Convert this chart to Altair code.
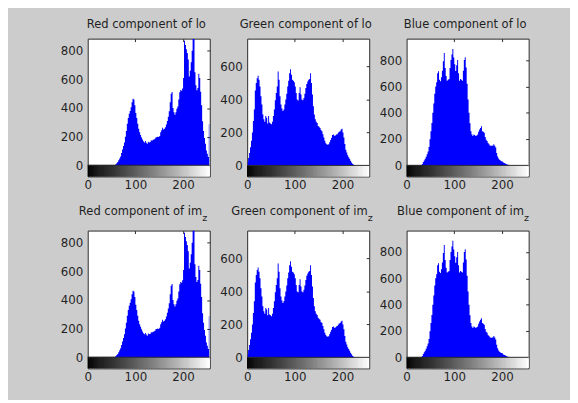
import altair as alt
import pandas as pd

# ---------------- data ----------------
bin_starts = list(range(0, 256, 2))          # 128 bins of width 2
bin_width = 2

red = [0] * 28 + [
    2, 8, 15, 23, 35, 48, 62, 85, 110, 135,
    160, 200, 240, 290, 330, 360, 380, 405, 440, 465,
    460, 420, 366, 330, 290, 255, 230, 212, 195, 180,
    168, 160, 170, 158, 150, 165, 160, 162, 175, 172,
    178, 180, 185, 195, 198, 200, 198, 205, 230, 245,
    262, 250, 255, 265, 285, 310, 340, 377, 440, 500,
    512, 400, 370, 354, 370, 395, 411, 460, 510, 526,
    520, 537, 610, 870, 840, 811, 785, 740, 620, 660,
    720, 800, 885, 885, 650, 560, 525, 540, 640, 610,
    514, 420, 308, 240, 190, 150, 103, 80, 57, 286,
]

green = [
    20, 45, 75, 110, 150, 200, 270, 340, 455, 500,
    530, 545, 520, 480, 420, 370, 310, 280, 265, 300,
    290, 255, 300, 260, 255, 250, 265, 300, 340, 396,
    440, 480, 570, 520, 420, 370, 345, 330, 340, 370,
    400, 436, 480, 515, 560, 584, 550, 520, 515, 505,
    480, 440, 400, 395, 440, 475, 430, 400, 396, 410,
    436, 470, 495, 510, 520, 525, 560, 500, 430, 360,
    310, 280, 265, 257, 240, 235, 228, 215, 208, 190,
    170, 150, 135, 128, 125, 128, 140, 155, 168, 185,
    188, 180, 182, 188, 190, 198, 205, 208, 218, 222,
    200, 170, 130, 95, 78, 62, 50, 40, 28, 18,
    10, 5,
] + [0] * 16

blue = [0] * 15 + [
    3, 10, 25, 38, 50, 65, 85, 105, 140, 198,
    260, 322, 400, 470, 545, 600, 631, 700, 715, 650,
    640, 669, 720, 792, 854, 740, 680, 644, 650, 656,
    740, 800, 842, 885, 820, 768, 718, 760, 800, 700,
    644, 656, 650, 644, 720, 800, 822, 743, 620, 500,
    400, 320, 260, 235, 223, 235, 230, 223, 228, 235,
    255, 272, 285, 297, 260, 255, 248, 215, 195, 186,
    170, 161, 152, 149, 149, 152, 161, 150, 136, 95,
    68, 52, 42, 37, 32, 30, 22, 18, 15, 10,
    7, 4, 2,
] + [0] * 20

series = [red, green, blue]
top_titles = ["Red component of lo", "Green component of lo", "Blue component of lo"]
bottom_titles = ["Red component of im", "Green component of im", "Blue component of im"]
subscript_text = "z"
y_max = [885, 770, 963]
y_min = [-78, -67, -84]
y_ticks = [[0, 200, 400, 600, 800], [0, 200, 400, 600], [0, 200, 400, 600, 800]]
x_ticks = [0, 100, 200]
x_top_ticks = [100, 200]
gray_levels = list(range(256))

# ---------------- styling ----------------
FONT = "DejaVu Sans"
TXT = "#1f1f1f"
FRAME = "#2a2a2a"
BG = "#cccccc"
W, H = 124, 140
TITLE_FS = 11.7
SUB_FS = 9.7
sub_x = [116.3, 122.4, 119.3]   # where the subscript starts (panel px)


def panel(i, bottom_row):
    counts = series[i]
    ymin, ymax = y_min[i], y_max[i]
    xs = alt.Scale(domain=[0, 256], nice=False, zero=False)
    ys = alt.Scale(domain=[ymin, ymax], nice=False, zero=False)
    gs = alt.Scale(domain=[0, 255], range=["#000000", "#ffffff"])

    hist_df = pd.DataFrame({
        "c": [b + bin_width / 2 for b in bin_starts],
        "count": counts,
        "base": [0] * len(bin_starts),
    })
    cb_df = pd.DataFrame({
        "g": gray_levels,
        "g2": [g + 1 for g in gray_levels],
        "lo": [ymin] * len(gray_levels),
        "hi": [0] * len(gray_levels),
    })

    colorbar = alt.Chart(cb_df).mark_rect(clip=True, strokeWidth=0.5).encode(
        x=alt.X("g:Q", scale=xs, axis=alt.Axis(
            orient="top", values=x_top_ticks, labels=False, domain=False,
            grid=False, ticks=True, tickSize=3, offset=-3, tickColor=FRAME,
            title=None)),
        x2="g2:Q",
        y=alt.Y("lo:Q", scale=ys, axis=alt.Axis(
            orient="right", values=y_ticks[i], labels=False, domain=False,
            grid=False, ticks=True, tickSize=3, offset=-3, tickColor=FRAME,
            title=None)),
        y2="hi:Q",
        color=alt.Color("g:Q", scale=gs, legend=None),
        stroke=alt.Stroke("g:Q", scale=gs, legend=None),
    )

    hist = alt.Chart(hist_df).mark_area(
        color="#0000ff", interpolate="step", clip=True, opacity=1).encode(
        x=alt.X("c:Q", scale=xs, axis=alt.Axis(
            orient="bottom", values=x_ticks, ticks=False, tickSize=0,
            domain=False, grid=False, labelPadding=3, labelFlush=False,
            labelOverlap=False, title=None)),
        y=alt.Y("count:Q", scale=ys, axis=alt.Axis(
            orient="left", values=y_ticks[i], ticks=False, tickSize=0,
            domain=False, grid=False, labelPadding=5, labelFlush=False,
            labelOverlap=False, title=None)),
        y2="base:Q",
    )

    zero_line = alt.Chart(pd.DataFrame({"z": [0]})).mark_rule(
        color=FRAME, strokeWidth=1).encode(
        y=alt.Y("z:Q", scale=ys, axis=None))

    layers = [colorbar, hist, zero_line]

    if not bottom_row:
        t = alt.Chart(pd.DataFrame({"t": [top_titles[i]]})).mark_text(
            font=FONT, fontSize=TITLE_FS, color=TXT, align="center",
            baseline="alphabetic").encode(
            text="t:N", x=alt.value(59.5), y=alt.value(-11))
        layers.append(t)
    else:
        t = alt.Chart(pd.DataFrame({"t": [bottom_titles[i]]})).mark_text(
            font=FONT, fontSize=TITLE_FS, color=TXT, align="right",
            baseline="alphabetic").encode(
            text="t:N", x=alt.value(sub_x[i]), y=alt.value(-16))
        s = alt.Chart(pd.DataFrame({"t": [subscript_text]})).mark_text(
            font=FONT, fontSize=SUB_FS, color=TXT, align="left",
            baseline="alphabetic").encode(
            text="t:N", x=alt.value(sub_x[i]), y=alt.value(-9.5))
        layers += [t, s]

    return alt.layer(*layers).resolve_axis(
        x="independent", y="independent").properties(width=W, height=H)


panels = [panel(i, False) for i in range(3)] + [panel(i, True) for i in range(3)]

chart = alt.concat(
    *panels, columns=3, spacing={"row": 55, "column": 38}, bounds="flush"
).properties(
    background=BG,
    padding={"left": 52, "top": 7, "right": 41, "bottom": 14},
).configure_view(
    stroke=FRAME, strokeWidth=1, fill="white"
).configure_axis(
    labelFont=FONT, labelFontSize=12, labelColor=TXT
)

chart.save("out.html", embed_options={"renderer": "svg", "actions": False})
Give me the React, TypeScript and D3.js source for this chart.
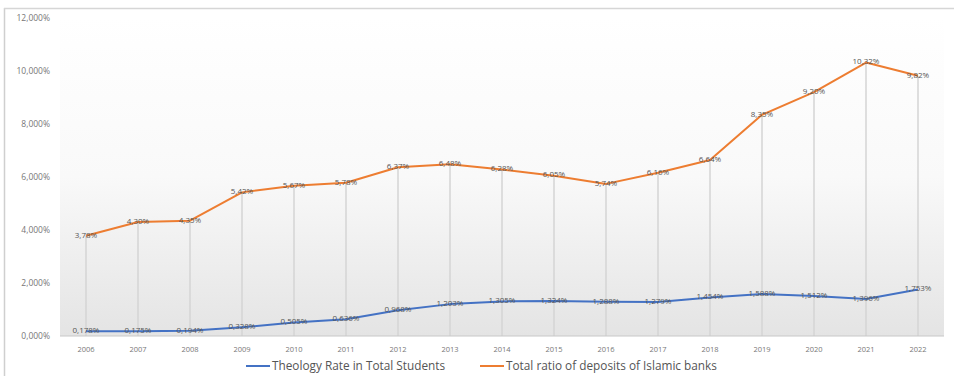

WHAT THIS TASK INVOLVES: Skip every picture and return the lines above from the top through the one that contains "bin_width = 2".

EXERCISE OUTPUT:
Convert this chart to Altair code.
import altair as alt
import pandas as pd

# ---------------- data ----------------
bin_starts = list(range(0, 256, 2))          # 128 bins of width 2
bin_width = 2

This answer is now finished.